LSTM and 1-D Convolutional Neural Networks for Predictive Monitoring of the Anaerobic Digestion Process

Abstract

Anaerobic digestion is a natural process that transforms organic substrates to methane and other products. Under controlled conditions the process has been widely applied to manage organic wastes. Improvements in process control are expected to lead to improvements in the technical and economic efficiency of the process. This paper presents and compares 3 different neural network model architectures for use as anaerobic digestion process predictive models. The models predict the future biogas production trend from measured physical and chemical parameters. The first model features an LSTM layer, the second model features a 1-D convolutional layer and the third model combines 2 separate inputs and parallel treatment using LSTM and 1-D convolutional layers followed by merging to produce a single prediction.
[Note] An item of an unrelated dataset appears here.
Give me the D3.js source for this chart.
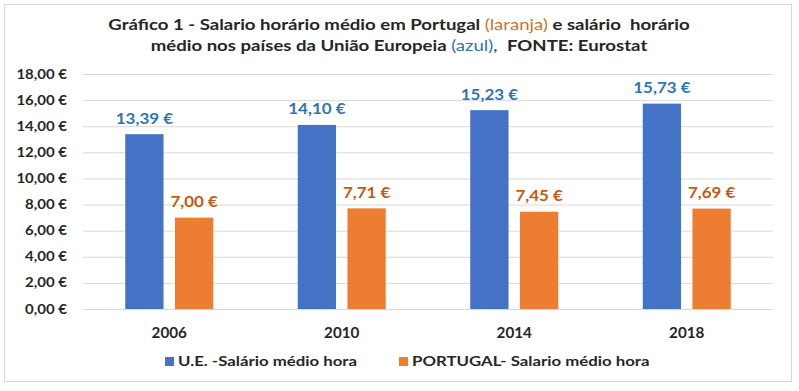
<!DOCTYPE html>
<html><head><meta charset="utf-8">
<script src="https://cdn.jsdelivr.net/npm/d3@7"></script>
<style>body{margin:0;background:#fff}svg{display:block}text{font-family:Lato,"Open Sans",sans-serif;font-weight:bold}</style>
</head><body><svg id="c" width="799" height="391"></svg>
<script>
const years = ["2006","2010","2014","2018"];
const ueValues = [13.39,14.10,15.23,15.73];
const ptValues = [7.00,7.71,7.45,7.69];
const seriesNames = ["U.E. -Salário médio hora","PORTUGAL- Salario médio hora"];
const yTicks = [0,2,4,6,8,10,12,14,16,18];

const colors = ["#4472C4","#ED7D31"];
const labelColors = ["#2E75B6","#C55A11"];
const fmt = v => d3.format(".2f")(v).replace(".", ",") + " €";
const stretch = (k, x) => `translate(${x},0) scale(${k},1) translate(${-x},0)`;

const svg = d3.select("#c");
svg.append("rect").attr("x",4.5).attr("y",4.5).attr("width",787).attr("height",377)
  .attr("fill","#fff").attr("stroke","#d9d9d9");

const x0 = d3.scaleBand().domain(years).range([83,773]).paddingInner(0).paddingOuter(0);
const y = d3.scaleLinear().domain([0,18]).range([309,74]);
const x1 = d3.scaleBand().domain([0,1]).range([0,88]).paddingInner(0.23).paddingOuter(0);

// grid
svg.append("g").selectAll("line").data(yTicks).join("line")
  .attr("x1",83).attr("x2",773).attr("y1",d=>y(d)+0.5).attr("y2",d=>y(d)+0.5)
  .attr("stroke","#d9d9d9").attr("stroke-width",1);

// y axis labels
const yAxis = d3.axisLeft(y).tickValues(yTicks).tickFormat(fmt).tickSize(0).tickPadding(0);
const ya = svg.append("g").attr("transform","translate(67,0)").call(yAxis);
ya.select(".domain").remove();
ya.selectAll("text").attr("font-size",12.5).attr("fill","#262626").attr("font-family","Lato, sans-serif")
  .attr("font-weight","bold").attr("transform","scale(1.2,1)");

// x axis labels
const xAxis = d3.axisBottom(x0).tickSize(0).tickPadding(0);
const xa = svg.append("g").attr("transform","translate(0,328)").call(xAxis);
xa.select(".domain").remove();
xa.selectAll("text").attr("font-size",14.5).attr("fill","#262626").attr("font-family","Lato, sans-serif")
  .attr("font-weight","bold").attr("transform","scale(1.05,1)");

const series = [ueValues, ptValues];
const groups = svg.append("g").selectAll("g").data(years).join("g")
  .attr("transform",d=>`translate(${x0(d)+(x0.bandwidth()-88)/2},0)`);
[0,1].forEach(s=>{
  groups.append("rect")
    .attr("x",x1(s)).attr("width",x1.bandwidth())
    .attr("y",(d,i)=>y(series[s][i])).attr("height",(d,i)=>y(0)-y(series[s][i]))
    .attr("fill",colors[s]);
  const cx = x1(s)+x1.bandwidth()/2;
  groups.append("text")
    .attr("x",cx).attr("y",(d,i)=>y(series[s][i])-10.5)
    .attr("text-anchor","middle").attr("font-size",14.5).attr("fill",labelColors[s])
    .attr("transform",stretch(1.17,cx))
    .text((d,i)=>fmt(series[s][i]));
});

// title
const t = svg.append("text").attr("text-anchor","middle").attr("font-size",15.5).attr("fill","#262626")
  .attr("transform",stretch(1.2,399)).style("white-space","pre");
const l1 = t.append("tspan").attr("x",399).attr("y",30);
l1.append("tspan").text("Gráfico 1 - Salario horário médio em Portugal ");
l1.append("tspan").attr("fill","#D0722F").attr("font-weight","normal").text("(laranja)");
l1.append("tspan").text(" e salário  horário");
const l2 = t.append("tspan").attr("x",399).attr("y",51);
l2.append("tspan").text("médio nos países da União Europeia ");
l2.append("tspan").attr("fill","#2E75B6").attr("font-weight","normal").text("(azul)");
l2.append("tspan").attr("font-weight","normal").text(",  ");
l2.append("tspan").text("FONTE: Eurostat");

// legend
const leg = svg.append("g");
const legX = [165, 399];
seriesNames.forEach((n,i)=>{
  leg.append("rect").attr("x",legX[i]).attr("y",357).attr("width",9).attr("height",9).attr("fill",colors[i]);
  leg.append("text").attr("x",legX[i]+13).attr("y",366).attr("font-size",14).attr("fill","#262626")
    .attr("transform",stretch(1.2,legX[i]+13)).text(n);
});
</script></body></html>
The predictions can be used to adaptively adjust the substrate feeding rate in accordance with the transient state of the digestion process as defined by liquid feeding rate, the organic acid and ammonium ion concentrations and the pH of the digester liquid phase. The training and testing data were obtained during 1 year of continuous operation of a pilot-plant treating restaurant wastes. PLS regression and ICA were used to select the most relevant process parameters from the data. The 1-D Convolutional based model comprising 272 trainable parameters predicted the future biogas flow rate changes with accuracy as high as 89% and an average accuracy of 58%. The work-flow can be applied to optimize the control of the study digester and to control bioreactors in general.